Lottie Edith Lyell (1890-1925), actress, was born in Sydney on 23 February 1890, younger daughter of Charlotte Louise (born Hancock) and Edward Cox, real estate agent. She grew up in Balmain, Sydney. Despite the absence of a family tradition of theatrical work, Lottie was allowed by her parents to study elocution and in 1907 she embarked upon a career on the stage. Assuming the stage name Lyell, she joined Edwin Geach's Popular Dramatic Organization (where Raymond Longford was also a travelling player) and toured Australia and New Zealand earning a reputation as a compelling stage actress. Her career in films began in 1911 when she went to work for Spencer's Pictures which had also engaged Longford as a director. Thereafter she played, to considerable commercial success and popular acclaim, lead roles in such films as The Fatal Wedding (1911), The Romantic Story of Margaret Catchpole (1911) and Australia Calls (1913). Lyell became identified on the screen with the physically adept colonial girl, at home in male company, spurning the retiring style of nineteenth century female coyness, and she excelled at roles which utilised her talents as horsewoman and swimmer.

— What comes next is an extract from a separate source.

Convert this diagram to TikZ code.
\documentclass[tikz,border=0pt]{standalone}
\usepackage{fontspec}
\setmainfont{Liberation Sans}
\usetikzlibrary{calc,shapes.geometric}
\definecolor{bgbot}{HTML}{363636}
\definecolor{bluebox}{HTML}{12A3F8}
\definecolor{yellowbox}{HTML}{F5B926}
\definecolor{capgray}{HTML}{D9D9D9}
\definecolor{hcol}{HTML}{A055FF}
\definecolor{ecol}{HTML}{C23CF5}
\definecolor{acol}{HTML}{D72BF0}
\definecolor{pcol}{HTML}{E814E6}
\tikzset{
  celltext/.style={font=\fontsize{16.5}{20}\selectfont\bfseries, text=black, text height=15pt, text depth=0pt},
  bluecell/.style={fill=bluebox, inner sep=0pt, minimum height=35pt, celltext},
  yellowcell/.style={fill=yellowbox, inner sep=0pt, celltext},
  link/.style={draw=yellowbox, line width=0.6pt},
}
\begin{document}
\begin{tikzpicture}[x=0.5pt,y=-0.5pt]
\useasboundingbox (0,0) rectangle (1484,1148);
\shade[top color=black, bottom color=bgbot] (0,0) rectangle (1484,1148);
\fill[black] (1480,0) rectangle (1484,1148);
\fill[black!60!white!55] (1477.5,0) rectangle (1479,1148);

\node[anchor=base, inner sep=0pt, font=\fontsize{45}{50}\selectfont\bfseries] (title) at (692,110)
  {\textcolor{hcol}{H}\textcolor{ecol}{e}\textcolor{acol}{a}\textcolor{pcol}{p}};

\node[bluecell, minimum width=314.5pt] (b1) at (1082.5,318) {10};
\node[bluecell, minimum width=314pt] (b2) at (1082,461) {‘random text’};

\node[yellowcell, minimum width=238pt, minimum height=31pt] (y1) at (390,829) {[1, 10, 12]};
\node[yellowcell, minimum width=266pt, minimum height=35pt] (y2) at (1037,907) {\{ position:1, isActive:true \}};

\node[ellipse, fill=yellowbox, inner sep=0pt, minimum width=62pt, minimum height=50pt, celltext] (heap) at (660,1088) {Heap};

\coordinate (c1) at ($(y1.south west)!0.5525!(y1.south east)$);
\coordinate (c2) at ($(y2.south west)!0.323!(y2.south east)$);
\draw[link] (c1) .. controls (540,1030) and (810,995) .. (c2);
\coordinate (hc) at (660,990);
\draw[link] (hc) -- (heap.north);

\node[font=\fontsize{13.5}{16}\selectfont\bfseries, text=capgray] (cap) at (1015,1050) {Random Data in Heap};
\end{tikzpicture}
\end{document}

The peak of Lyell's acting career came in her strikingly naturalistic performance as Doreen in Longford's highly acclaimed film of C. J. Dennis's The Sentimental Bloke (1919). Thereafter her on-screen performances were curtailed by ill health and her greater involvements off the screen. Lyell's association with Longford went beyond artistic cooperation. She was his lover through the fourteen years of their collaboration, and remained loyal to him, though Longford refused to divorce his wife or publicly acknowledge their relationship until near the end of Lyell's life. But Lyell's major contribution appears to have been as much to Longford's reputation as a director, as to his romantic fulfilment. Lyell scripted and co-directed The Blue Mountains Mystery in 1921, and The Dinkum Bloke in 1923, and was given credit as co- producer, screen-writer or art director for a number of other Longford films. Contemporaries gave credit to Lyell for her 'brains' and artistic capacities, and the historian Andree Wright has recently argued in Brilliant Careers that, in an era in which women's role was supposed to be confined largely to child-bearing and child-rearing, Lyell was not given official film credits by the scandal-conscious Longford for her considerable film achievements. She certainly does rank as one of the greatest talents to grace the Australian screen though neither Longford nor Lyell appear to have transcended traditional genres and themes to any great degree. Lyell died in Sydney, on 21 December 1925 of tuberculosis.